Does Palliative Care Need a Rebrand?
Patients are missing out on earlier access to supportive care, all because the stigma attached to the label “palliative care,” according to new research by U of T Professor Camilla Zimmermann, published recently in the Canadian Medical Association Journal.
The problem, Zimmermann uncovered, is that patients viewed palliative care as equating end-of-life care, when it’s actually a much broader range of services.
“Patients told us if palliative care were called something else, they wouldn’t feel so stigmatized,” says Zimmermann, a department of medicine professor and Rose Family Chair in Supportive Care. “We have a branding issue and that’s the central message of this research.”
The researchers performed and analysed qualitative interviews with 48 patients with advanced cancers and 23 caregivers who had participated in an earlier randomized controlled study of 461 patients. Participants had advanced lung, breast, gastrointestinal, genitourinary and gynecological cancers, and an estimated survival of between 6-24 months. Half had received early palliative care intervention in the outpatient clinic setting, in addition to standard cancer care. The other half received standard care only.
Those who had received early palliative care intervention were found to have an improved quality of life — and the researchers noted a shift in perception towards palliative care itself.
“Initially, both groups perceived palliative care as synonymous with death,” says Zimmermann. For the intervention group, however, this outlook changed over time. “They began to see palliative care as relevant early in the course of their illness and as being beneficial to them by supporting them and improving their quality of life. “
The findings signal the need to rebrand palliative care. Zimmermann believes this is essential in order to ensure the full spectrum of supportive care is offered — from the moment of diagnosis through the course of illness.
In 2002, the World Health Organization broadened its definition of palliative care, to underscore that it is applicable even at the beginning stages of an illness, and in conjunction with therapies intended to prolong life. Yet many still equate the term with end-of-life care, and medical professionals and media outlets reinforce that message.

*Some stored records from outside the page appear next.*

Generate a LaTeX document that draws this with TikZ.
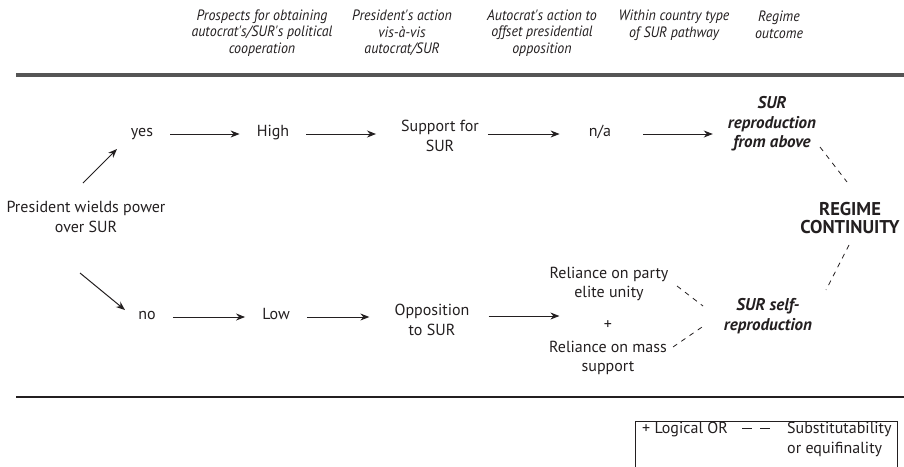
\documentclass[tikz,border=0pt]{standalone}
\usepackage{fontspec}
\setmainfont{PT Sans}
\newfontfamily\headfont[FakeStretch=0.93]{PT Sans}
\usetikzlibrary{calc,arrows.meta}
\definecolor{ink}{HTML}{231F20}
\definecolor{rulegray}{HTML}{555555}
\tikzset{
  txt/.style={text=ink, font=\fontsize{16}{19.5}\selectfont, align=center, inner sep=1pt},
  one/.style={txt, text height=0.72em, text depth=0.2em},
  head/.style={text=ink, font=\headfont\itshape\fontsize{15}{16.5}\selectfont, align=center, inner sep=0pt},
  outc/.style={txt, font=\bfseries\itshape\fontsize{17}{19.5}\selectfont},
  big/.style={txt, font=\bfseries\fontsize{18.5}{18.5}\selectfont},
  arr/.style={draw=ink, line width=1pt, -{Stealth[length=9pt,width=7pt]}},
  dsh/.style={draw=ink, line width=0.8pt, dash pattern=on 5pt off 5pt},
}
\begin{document}
\begin{tikzpicture}[x=1pt, y=-1pt]
  \useasboundingbox (0,0) rectangle (904,466);

  % column heads
  \node[head] (h1) at (262,33) {Prospects for obtaining\\autocrat's/SUR's political\\cooperation};
  \node[head] (h2) at (402,33) {President's action\\vis-\`a-vis\\autocrat/SUR};
  \node[head] (h3) at (542,33) {Autocrat's action to\\offset presidential\\opposition};
  \node[head] (h4) at (674,25) {Within country type\\of SUR pathway};
  \node[head] (h5) at (779,25) {Regime\\outcome};
  \draw[rulegray, line width=4pt] (16,75) -- (904,75);

  % nodes
  \node[txt] (pres) at (86,217) {President wields power\\over SUR};
  \node[one] (yes) at (142,134) {yes};
  \node[one] (high) at (273,134) {High};
  \node[txt] (supp) at (440,136) {Support for\\SUR};
  \node[one] (na) at (600,134) {n/a};
  \node[outc] (above) at (772,124) {SUR\\reproduction\\from above};
  \node[big] (cont) at (850,218) {REGIME\\CONTINUITY};
  \node[one] (no) at (147,317) {no};
  \node[one] (low) at (276,317) {Low};
  \node[txt] (opp) at (432,320) {Opposition\\to SUR};
  \node[txt] (party) at (609,284) {Reliance on party\\elite unity};
  \node[txt] (or) at (608,325) {+};
  \node[txt] (mass) at (608,358) {Reliance on mass\\support};
  \node[outc] (self) at (768,316) {SUR self-\\reproduction};

  % arrows
  \draw[arr] ($(pres)+(-3,-34)$) -- ($(yes)+(-25,15)$);
  \draw[arr] ($(pres)+(-6,56)$) -- ($(no)+(-22,-7)$);
  \draw[arr] ([xshift=16pt]yes.east) -- ([xshift=-16pt]yes.east -| high.west);
  \draw[arr] ([xshift=16pt]high.east) -- ([xshift=-24pt]high.east -| supp.west);
  \draw[arr] ([xshift=8pt]supp.east |- na.west) -- ([xshift=-28pt]na.west);
  \draw[arr] ([xshift=31pt]na.east) -- ([xshift=-14pt]na.east -| above.west);
  \draw[arr] ([xshift=16pt]no.east) -- ([xshift=-16pt]no.east -| low.west);
  \draw[arr] ([xshift=16pt]low.east) -- ([xshift=-24pt]low.east -| opp.west);
  \coordinate (oe) at ($(opp.east)+(18,-4)$);
  \draw[arr] (oe) -- ([xshift=11pt]oe -| party.west);

  % substitutability
  \draw[dsh] ($(above)+(48,23)$) -- ($(cont)+(-3,-36)$);
  \draw[dsh] ($(cont)+(-1,27)$) -- ($(self)+(58,-26)$);
  \draw[dsh] ($(party)+(68,2)$) -- ($(self)+(-65,-10)$);
  \draw[dsh] ($(mass)+(65,-11)$) -- ($(self)+(-63,9)$);

  \draw[ink, line width=1.1pt] (16,397) -- (904,397);

  % legend
  \draw[ink, line width=0.8pt] (635,470) -- (635,421) -- (897,421) -- (897,470);
  \node[one, anchor=west] (lor) at (641,431) {+ Logical OR};
  \draw[ink, line width=1pt] (742,428.5) -- (752,428.5) (760,428.5) -- (770,428.5);
  \node[txt, anchor=north west, align=left] (subst) at (786,421) {Substitutability\\or equifinality};
\end{tikzpicture}
\end{document}
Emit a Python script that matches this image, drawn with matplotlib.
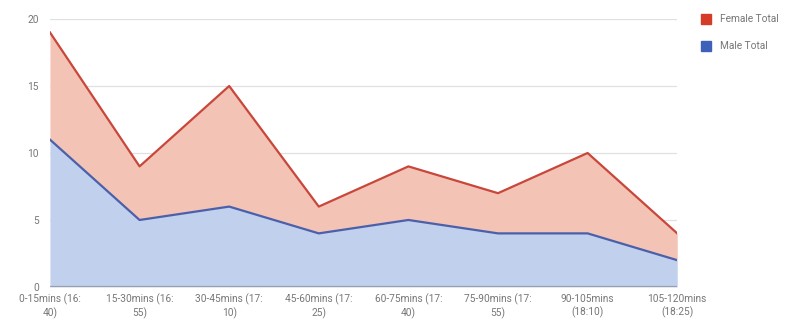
import matplotlib.pyplot as plt
import numpy as np

categories = ["0-15mins (16:\n40)", "15-30mins (16:\n55)", "30-45mins (17:\n10)",
              "45-60mins (17:\n25)", "60-75mins (17:\n40)", "75-90mins (17:\n55)",
              "90-105mins\n(18:10)", "105-120mins\n(18:25)"]
male_total = [11, 5, 6, 4, 5, 4, 4, 2]
female_total = [8, 4, 9, 2, 4, 3, 6, 2]

plt.rcParams['font.family'] = ['Roboto', 'DejaVu Sans']

fig = plt.figure(figsize=(7.93, 3.25), dpi=100)
ax = fig.add_axes([0.063, 0.117, 0.791, 0.8245])

x = np.arange(len(categories))
male = np.array(male_total, dtype=float)
stack_top = male + np.array(female_total, dtype=float)

ax.fill_between(x, 0, male, color='#c1d0ec', lw=0, zorder=2)
ax.fill_between(x, male, stack_top, color='#f3c3b6', lw=0, zorder=2)
ax.plot(x, male, color='#4a60ab', lw=1.6, zorder=3)
ax.plot(x, stack_top, color='#c8473a', lw=1.6, zorder=3)

ax.set_xlim(0, len(categories) - 1)
ax.set_ylim(0, 20)
ax.set_yticks([0, 5, 10, 15, 20])
ax.yaxis.grid(True, color='#e0e0e0', lw=0.9, zorder=1)
ax.set_axisbelow(True)
ax.axhline(0, color='#9aa0ab', lw=1.6, zorder=4)

for s in ax.spines.values():
    s.set_visible(False)
ax.tick_params(axis='both', length=0, colors='#777777', labelsize=7.3)
ax.tick_params(axis='y', pad=8)
ax.tick_params(axis='x', pad=5)
ax.set_xticks(x)
ax.set_xticklabels(categories, linespacing=1.25)

# Legend
fig.patches.append(plt.Rectangle((0.884, 0.925), 0.013, 0.032, transform=fig.transFigure,
                                 color='#d43b28', figure=fig))
fig.patches.append(plt.Rectangle((0.884, 0.842), 0.013, 0.032, transform=fig.transFigure,
                                 color='#3d60b8', figure=fig))
fig.text(0.908, 0.941, "Female Total", fontsize=7.3, color='#777777', va='center')
fig.text(0.908, 0.858, "Male Total", fontsize=7.3, color='#777777', va='center')

fig.savefig('out.png', dpi=100)
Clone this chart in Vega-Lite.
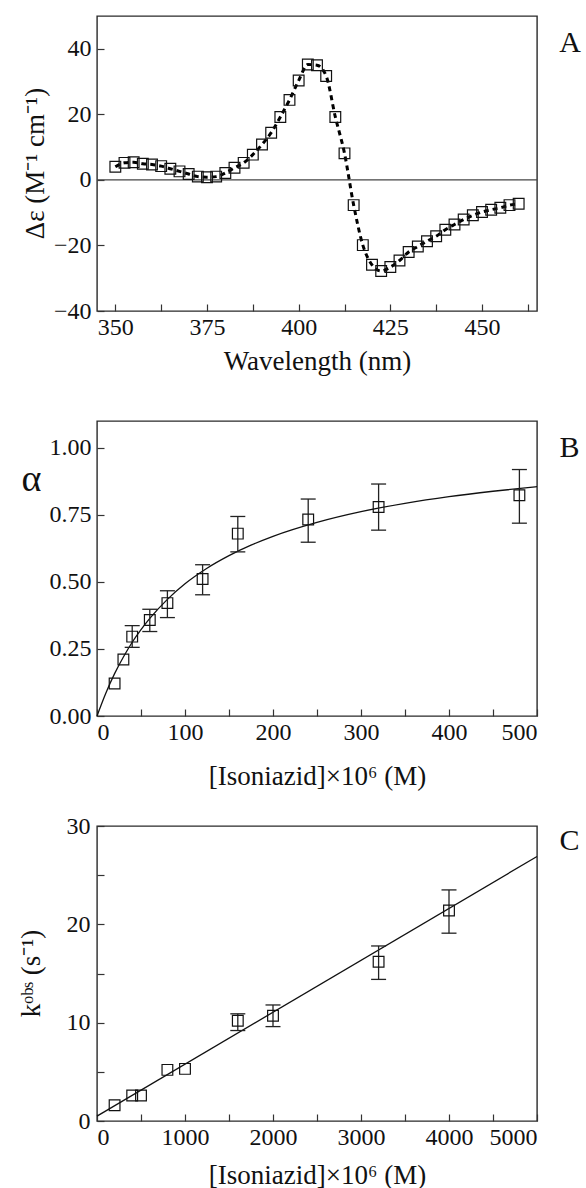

“Palliative care is supportive care that improves quality of life throughout the course of illness,” says Zimmermann, who is also Medical Director of the Al Hertz Centre for Supportive and Palliative Care at the Princess Margaret Hospital and Head of the University Health Network’s Palliative Care Program. “It is not something to be afraid of or that is stigmatizing, but is helpful even while patients are receiving life-prolonging therapies.”